## The problem
The lines from the top of the material through the line with "from matplotlib.legend_handler import" are to be set down exactly. Leave the pictures out.

====== Data block

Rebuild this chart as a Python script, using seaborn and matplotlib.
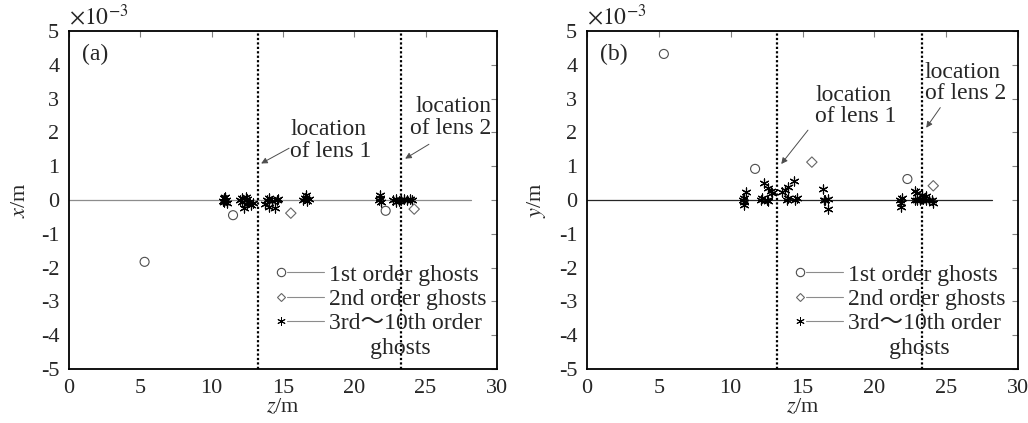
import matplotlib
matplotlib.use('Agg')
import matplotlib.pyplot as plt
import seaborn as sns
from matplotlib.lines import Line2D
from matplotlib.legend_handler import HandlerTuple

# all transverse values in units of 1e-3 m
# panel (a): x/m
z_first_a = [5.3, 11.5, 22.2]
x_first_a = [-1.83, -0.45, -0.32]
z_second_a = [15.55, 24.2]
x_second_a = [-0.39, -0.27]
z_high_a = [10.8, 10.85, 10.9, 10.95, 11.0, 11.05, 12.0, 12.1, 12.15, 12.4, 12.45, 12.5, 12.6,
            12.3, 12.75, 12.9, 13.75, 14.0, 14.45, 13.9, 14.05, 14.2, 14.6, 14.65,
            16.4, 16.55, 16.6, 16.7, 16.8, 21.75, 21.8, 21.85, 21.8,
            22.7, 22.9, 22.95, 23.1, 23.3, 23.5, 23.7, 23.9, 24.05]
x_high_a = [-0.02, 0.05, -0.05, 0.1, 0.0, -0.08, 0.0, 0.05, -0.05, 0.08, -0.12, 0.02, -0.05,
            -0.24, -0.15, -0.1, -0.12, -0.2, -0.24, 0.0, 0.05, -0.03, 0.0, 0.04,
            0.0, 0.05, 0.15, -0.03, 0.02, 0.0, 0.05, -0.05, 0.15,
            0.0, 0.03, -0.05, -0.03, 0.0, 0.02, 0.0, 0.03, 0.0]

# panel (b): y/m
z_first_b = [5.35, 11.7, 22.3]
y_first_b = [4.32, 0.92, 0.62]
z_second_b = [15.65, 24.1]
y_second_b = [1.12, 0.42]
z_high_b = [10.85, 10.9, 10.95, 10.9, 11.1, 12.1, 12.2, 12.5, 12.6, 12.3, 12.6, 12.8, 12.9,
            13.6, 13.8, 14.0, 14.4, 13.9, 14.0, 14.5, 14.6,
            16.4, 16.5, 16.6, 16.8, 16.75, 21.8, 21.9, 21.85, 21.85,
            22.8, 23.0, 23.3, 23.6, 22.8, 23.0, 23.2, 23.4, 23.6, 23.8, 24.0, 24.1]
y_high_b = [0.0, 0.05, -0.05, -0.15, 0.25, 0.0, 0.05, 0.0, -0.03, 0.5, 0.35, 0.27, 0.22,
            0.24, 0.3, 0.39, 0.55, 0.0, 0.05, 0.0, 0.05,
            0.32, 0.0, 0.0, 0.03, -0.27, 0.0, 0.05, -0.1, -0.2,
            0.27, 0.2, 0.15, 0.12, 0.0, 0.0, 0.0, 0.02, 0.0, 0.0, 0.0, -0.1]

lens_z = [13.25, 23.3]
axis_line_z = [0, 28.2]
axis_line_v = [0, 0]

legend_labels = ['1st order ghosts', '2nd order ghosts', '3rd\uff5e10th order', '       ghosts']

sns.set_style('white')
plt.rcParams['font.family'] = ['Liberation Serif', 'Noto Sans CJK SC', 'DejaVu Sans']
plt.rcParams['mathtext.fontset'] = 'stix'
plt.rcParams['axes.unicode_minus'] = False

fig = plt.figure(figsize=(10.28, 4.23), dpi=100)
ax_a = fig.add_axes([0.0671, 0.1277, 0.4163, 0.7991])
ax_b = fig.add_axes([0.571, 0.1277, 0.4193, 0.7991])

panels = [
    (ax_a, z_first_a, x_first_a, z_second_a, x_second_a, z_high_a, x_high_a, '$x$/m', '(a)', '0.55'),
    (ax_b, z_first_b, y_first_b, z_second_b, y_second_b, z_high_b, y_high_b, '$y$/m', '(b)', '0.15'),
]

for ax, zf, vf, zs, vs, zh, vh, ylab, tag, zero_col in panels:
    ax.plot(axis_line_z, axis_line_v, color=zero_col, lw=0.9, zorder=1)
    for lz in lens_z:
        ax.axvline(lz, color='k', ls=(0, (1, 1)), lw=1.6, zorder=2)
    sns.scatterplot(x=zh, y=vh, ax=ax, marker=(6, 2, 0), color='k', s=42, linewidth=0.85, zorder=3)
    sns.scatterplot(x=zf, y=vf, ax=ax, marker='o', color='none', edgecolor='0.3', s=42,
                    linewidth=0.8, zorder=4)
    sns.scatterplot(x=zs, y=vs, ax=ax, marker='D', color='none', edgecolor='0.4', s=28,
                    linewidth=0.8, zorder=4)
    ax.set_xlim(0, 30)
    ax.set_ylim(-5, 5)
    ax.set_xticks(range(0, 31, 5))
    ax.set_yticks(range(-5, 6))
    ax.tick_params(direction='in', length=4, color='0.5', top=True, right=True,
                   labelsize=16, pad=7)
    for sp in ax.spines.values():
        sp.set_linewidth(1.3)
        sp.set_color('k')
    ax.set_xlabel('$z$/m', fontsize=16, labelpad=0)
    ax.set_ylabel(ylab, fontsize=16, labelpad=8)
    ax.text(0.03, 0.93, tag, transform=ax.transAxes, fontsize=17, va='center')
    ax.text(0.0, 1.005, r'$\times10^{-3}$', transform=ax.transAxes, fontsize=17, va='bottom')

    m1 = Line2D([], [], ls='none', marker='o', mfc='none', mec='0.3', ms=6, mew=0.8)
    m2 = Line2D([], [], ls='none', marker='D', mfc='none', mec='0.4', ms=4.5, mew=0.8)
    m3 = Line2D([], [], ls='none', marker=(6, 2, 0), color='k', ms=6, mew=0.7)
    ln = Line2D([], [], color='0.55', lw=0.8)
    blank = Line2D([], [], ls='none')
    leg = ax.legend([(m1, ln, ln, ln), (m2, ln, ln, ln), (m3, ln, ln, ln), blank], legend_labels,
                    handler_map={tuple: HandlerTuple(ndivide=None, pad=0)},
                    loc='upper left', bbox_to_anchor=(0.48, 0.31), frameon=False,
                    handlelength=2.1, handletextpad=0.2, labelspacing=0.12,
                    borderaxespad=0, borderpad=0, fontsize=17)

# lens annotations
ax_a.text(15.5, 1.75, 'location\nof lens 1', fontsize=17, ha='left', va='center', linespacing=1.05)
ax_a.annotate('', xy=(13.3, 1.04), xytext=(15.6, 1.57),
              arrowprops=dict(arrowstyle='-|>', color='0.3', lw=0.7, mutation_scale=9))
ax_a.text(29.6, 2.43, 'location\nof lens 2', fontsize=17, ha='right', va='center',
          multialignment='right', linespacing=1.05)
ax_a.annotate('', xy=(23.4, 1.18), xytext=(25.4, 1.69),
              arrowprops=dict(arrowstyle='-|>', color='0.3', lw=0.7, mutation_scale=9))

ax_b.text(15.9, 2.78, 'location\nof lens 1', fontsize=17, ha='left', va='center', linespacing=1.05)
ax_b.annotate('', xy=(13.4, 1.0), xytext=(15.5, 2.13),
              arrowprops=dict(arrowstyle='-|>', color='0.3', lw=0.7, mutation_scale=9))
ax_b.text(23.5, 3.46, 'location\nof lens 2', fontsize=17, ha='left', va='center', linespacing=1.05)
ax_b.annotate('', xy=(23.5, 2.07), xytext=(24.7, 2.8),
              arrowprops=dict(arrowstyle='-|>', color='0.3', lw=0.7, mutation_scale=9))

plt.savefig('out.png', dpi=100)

============

## Output of the task
Rebuild this chart as a Python script, using seaborn and matplotlib.
import matplotlib
matplotlib.use('Agg')
import matplotlib.pyplot as plt
import seaborn as sns
from matplotlib.lines import Line2D
from matplotlib.legend_handler import HandlerTuple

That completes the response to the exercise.